**WHAT TO WORK ON**
Your task is to copy the listing exactly. Drop any pictures from the copy.

══ DATA PROVIDED

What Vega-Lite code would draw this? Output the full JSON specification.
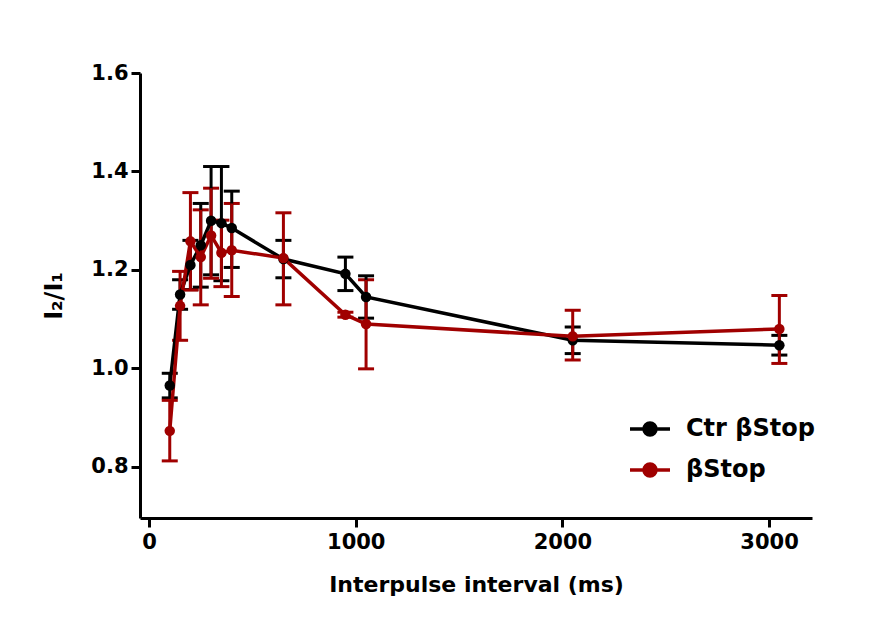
{
  "$schema": "https://vega.github.io/schema/vega-lite/v6.json",
  "width": 672,
  "height": 445,
  "autosize": {"type": "none"},
  "padding": {"left": 140, "top": 73, "right": 72, "bottom": 114},
  "background": "white",
  "config": {
    "view": {"stroke": null},
    "font": "DejaVu Sans",
    "axis": {
      "grid": false,
      "domainColor": "black",
      "domainWidth": 3,
      "tickColor": "black",
      "tickWidth": 3,
      "tickSize": 9,
      "labelFont": "DejaVu Sans",
      "labelFontWeight": "bold",
      "labelFontSize": 21,
      "labelColor": "black",
      "titleFont": "DejaVu Sans",
      "titleFontWeight": "bold",
      "titleFontSize": 22,
      "titleColor": "black"
    }
  },
  "data": {
    "values": [
      {"series": "Ctr βStop", "ipi": 100, "ratio": 0.965, "lo": 0.94, "hi": 0.99},
      {"series": "Ctr βStop", "ipi": 150, "ratio": 1.15, "lo": 1.12, "hi": 1.18},
      {"series": "Ctr βStop", "ipi": 200, "ratio": 1.21, "lo": 1.16, "hi": 1.26},
      {"series": "Ctr βStop", "ipi": 250, "ratio": 1.25, "lo": 1.165, "hi": 1.335},
      {"series": "Ctr βStop", "ipi": 300, "ratio": 1.30, "lo": 1.19, "hi": 1.41},
      {"series": "Ctr βStop", "ipi": 350, "ratio": 1.295, "lo": 1.178, "hi": 1.41},
      {"series": "Ctr βStop", "ipi": 400, "ratio": 1.285, "lo": 1.205, "hi": 1.36},
      {"series": "Ctr βStop", "ipi": 650, "ratio": 1.222, "lo": 1.184, "hi": 1.26},
      {"series": "Ctr βStop", "ipi": 950, "ratio": 1.192, "lo": 1.158, "hi": 1.226},
      {"series": "Ctr βStop", "ipi": 1050, "ratio": 1.145, "lo": 1.102, "hi": 1.188},
      {"series": "Ctr βStop", "ipi": 2050, "ratio": 1.057, "lo": 1.03, "hi": 1.084},
      {"series": "Ctr βStop", "ipi": 3050, "ratio": 1.047, "lo": 1.027, "hi": 1.067},
      {"series": "βStop", "ipi": 100, "ratio": 0.873, "lo": 0.812, "hi": 0.935},
      {"series": "βStop", "ipi": 150, "ratio": 1.127, "lo": 1.057, "hi": 1.197},
      {"series": "βStop", "ipi": 200, "ratio": 1.258, "lo": 1.159, "hi": 1.357},
      {"series": "βStop", "ipi": 250, "ratio": 1.226, "lo": 1.129, "hi": 1.322},
      {"series": "βStop", "ipi": 300, "ratio": 1.27, "lo": 1.183, "hi": 1.366},
      {"series": "βStop", "ipi": 350, "ratio": 1.235, "lo": 1.166, "hi": 1.301},
      {"series": "βStop", "ipi": 400, "ratio": 1.24, "lo": 1.146, "hi": 1.335},
      {"series": "βStop", "ipi": 650, "ratio": 1.224, "lo": 1.129, "hi": 1.316},
      {"series": "βStop", "ipi": 950, "ratio": 1.109, "lo": 1.104, "hi": 1.114},
      {"series": "βStop", "ipi": 1050, "ratio": 1.09, "lo": 0.999, "hi": 1.18},
      {"series": "βStop", "ipi": 2050, "ratio": 1.065, "lo": 1.017, "hi": 1.118},
      {"series": "βStop", "ipi": 3050, "ratio": 1.08, "lo": 1.01, "hi": 1.148}
    ]
  },
  "encoding": {
    "x": {
      "field": "ipi",
      "type": "quantitative",
      "scale": {"domain": [-44, 3208], "nice": false, "zero": false},
      "axis": {"values": [0, 1000, 2000, 3000], "format": "d", "title": "Interpulse interval (ms)", "labelPadding": 4, "titlePadding": 22}
    },
    "color": {
      "field": "series",
      "type": "nominal",
      "scale": {"domain": ["Ctr βStop", "βStop"], "range": ["#000000", "#a00000"]},
      "legend": {
        "title": null,
        "orient": "none",
        "legendX": 488,
        "legendY": 334,
        "symbolType": "M-1,0H1M-0.3,0A0.3,0.3,0,1,0,0.3,0A0.3,0.3,0,1,0,-0.3,0Z",
        "symbolSize": 1600,
        "symbolStrokeWidth": 3.5,
        "labelFont": "DejaVu Sans",
        "labelFontWeight": "bold",
        "labelFontSize": 24,
        "labelColor": "black",
        "labelOffset": 14,
        "rowPadding": 6,
        "encode": {
          "symbols": {
            "update": {
              "fill": {"scale": "color", "field": "value"},
              "stroke": {"scale": "color", "field": "value"},
              "opacity": {"value": 1}
            }
          }
        }
      }
    }
  },
  "layer": [
    {
      "mark": {"type": "errorbar", "ticks": {"size": 16, "thickness": 3, "opacity": 1}, "thickness": 3, "opacity": 1},
      "encoding": {
        "y": {
          "field": "lo",
          "type": "quantitative",
          "scale": {"domain": [0.696, 1.6], "nice": false, "zero": false},
          "axis": {"values": [0.8, 1.0, 1.2, 1.4, 1.6], "format": ".1f", "labelPadding": 3, "titlePadding": 24, "titleFontSize": 24},
          "title": "I₂/I₁"
        },
        "y2": {"field": "hi"}
      }
    },
    {
      "mark": {"type": "line", "strokeWidth": 3.5},
      "encoding": {
        "y": {"field": "ratio", "type": "quantitative", "title": "I₂/I₁"}
      }
    },
    {
      "mark": {"type": "point", "filled": true, "size": 110, "opacity": 1},
      "encoding": {
        "y": {"field": "ratio", "type": "quantitative", "title": "I₂/I₁"}
      }
    }
  ]
}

════

**EXERCISE RESULT**
What Vega-Lite code would draw this? Output the full JSON specification.
{
  "$schema": "https://vega.github.io/schema/vega-lite/v6.json",
  "width": 672,
  "height": 445,
  "autosize": {"type": "none"},
  "padding": {"left": 140, "top": 73, "right": 72, "bottom": 114},
  "background": "white",
  "config": {
    "view": {"stroke": null},
    "font": "DejaVu Sans",
    "axis": {
      "grid": false,
      "domainColor": "black",
      "domainWidth": 3,
      "tickColor": "black",
      "tickWidth": 3,
      "tickSize": 9,
      "labelFont": "DejaVu Sans",
      "labelFontWeight": "bold",
      "labelFontSize": 21,
      "labelColor": "black",
      "titleFont": "DejaVu Sans",
      "titleFontWeight": "bold",
      "titleFontSize": 22,
      "titleColor": "black"
    }
  },
  "data": {
    "values": [
      {"series": "Ctr βStop", "ipi": 100, "ratio": 0.965, "lo": 0.94, "hi": 0.99},
      {"series": "Ctr βStop", "ipi": 150, "ratio": 1.15, "lo": 1.12, "hi": 1.18},
      {"series": "Ctr βStop", "ipi": 200, "ratio": 1.21, "lo": 1.16, "hi": 1.26},
      {"series": "Ctr βStop", "ipi": 250, "ratio": 1.25, "lo": 1.165, "hi": 1.335},
      {"series": "Ctr βStop", "ipi": 300, "ratio": 1.30, "lo": 1.19, "hi": 1.41},
      {"series": "Ctr βStop", "ipi": 350, "ratio": 1.295, "lo": 1.178, "hi": 1.41},
      {"series": "Ctr βStop", "ipi": 400, "ratio": 1.285, "lo": 1.205, "hi": 1.36},
      {"series": "Ctr βStop", "ipi": 650, "ratio": 1.222, "lo": 1.184, "hi": 1.26},
      {"series": "Ctr βStop", "ipi": 950, "ratio": 1.192, "lo": 1.158, "hi": 1.226},
      {"series": "Ctr βStop", "ipi": 1050, "ratio": 1.145, "lo": 1.102, "hi": 1.188},
      {"series": "Ctr βStop", "ipi": 2050, "ratio": 1.057, "lo": 1.03, "hi": 1.084},
      {"series": "Ctr βStop", "ipi": 3050, "ratio": 1.047, "lo": 1.027, "hi": 1.067},
      {"series": "βStop", "ipi": 100, "ratio": 0.873, "lo": 0.812, "hi": 0.935},
      {"series": "βStop", "ipi": 150, "ratio": 1.127, "lo": 1.057, "hi": 1.197},
      {"series": "βStop", "ipi": 200, "ratio": 1.258, "lo": 1.159, "hi": 1.357},
      {"series": "βStop", "ipi": 250, "ratio": 1.226, "lo": 1.129, "hi": 1.322},
      {"series": "βStop", "ipi": 300, "ratio": 1.27, "lo": 1.183, "hi": 1.366},
      {"series": "βStop", "ipi": 350, "ratio": 1.235, "lo": 1.166, "hi": 1.301},
      {"series": "βStop", "ipi": 400, "ratio": 1.24, "lo": 1.146, "hi": 1.335},
      {"series": "βStop", "ipi": 650, "ratio": 1.224, "lo": 1.129, "hi": 1.316},
      {"series": "βStop", "ipi": 950, "ratio": 1.109, "lo": 1.104, "hi": 1.114},
      {"series": "βStop", "ipi": 1050, "ratio": 1.09, "lo": 0.999, "hi": 1.18},
      {"series": "βStop", "ipi": 2050, "ratio": 1.065, "lo": 1.017, "hi": 1.118},
      {"series": "βStop", "ipi": 3050, "ratio": 1.08, "lo": 1.01, "hi": 1.148}
    ]
  },
  "encoding": {
    "x": {
      "field": "ipi",
      "type": "quantitative",
      "scale": {"domain": [-44, 3208], "nice": false, "zero": false},
      "axis": {"values": [0, 1000, 2000, 3000], "format": "d", "title": "Interpulse interval (ms)", "labelPadding": 4, "titlePadding": 22}
    },
    "color": {
      "field": "series",
      "type": "nominal",
      "scale": {"domain": ["Ctr βStop", "βStop"], "range": ["#000000", "#a00000"]},
      "legend": {
        "title": null,
        "orient": "none",
        "legendX": 488,
        "legendY": 334,
        "symbolType": "M-1,0H1M-0.3,0A0.3,0.3,0,1,0,0.3,0A0.3,0.3,0,1,0,-0.3,0Z",
        "symbolSize": 1600,
        "symbolStrokeWidth": 3.5,
        "labelFont": "DejaVu Sans",
        "labelFontWeight": "bold",
        "labelFontSize": 24,
        "labelColor": "black",
        "labelOffset": 14,
        "rowPadding": 6,
        "encode": {
          "symbols": {
            "update": {
              "fill": {"scale": "color", "field": "value"},
              "stroke": {"scale": "color", "field": "value"},
              "opacity": {"value": 1}
            }
          }
        }
      }
    }
  },
  "layer": [
    {
      "mark": {"type": "errorbar", "ticks": {"size": 16, "thickness": 3, "opacity": 1}, "thickness": 3, "opacity": 1},
      "encoding": {
        "y": {
          "field": "lo",
          "type": "quantitative",
          "scale": {"domain": [0.696, 1.6], "nice": false, "zero": false},
          "axis": {"values": [0.8, 1.0, 1.2, 1.4, 1.6], "format": ".1f", "labelPadding": 3, "titlePadding": 24, "titleFontSize": 24},
          "title": "I₂/I₁"
        },
        "y2": {"field": "hi"}
      }
    },
    {
      "mark": {"type": "line", "strokeWidth": 3.5},
      "encoding": {
        "y": {"field": "ratio", "type": "quantitative", "title": "I₂/I₁"}
      }
    },
    {
      "mark": {"type": "point", "filled": true, "size": 110, "opacity": 1},
      "encoding": {
        "y": {"field": "ratio", "type": "quantitative", "title": "I₂/I₁"}
      }
    }
  ]
}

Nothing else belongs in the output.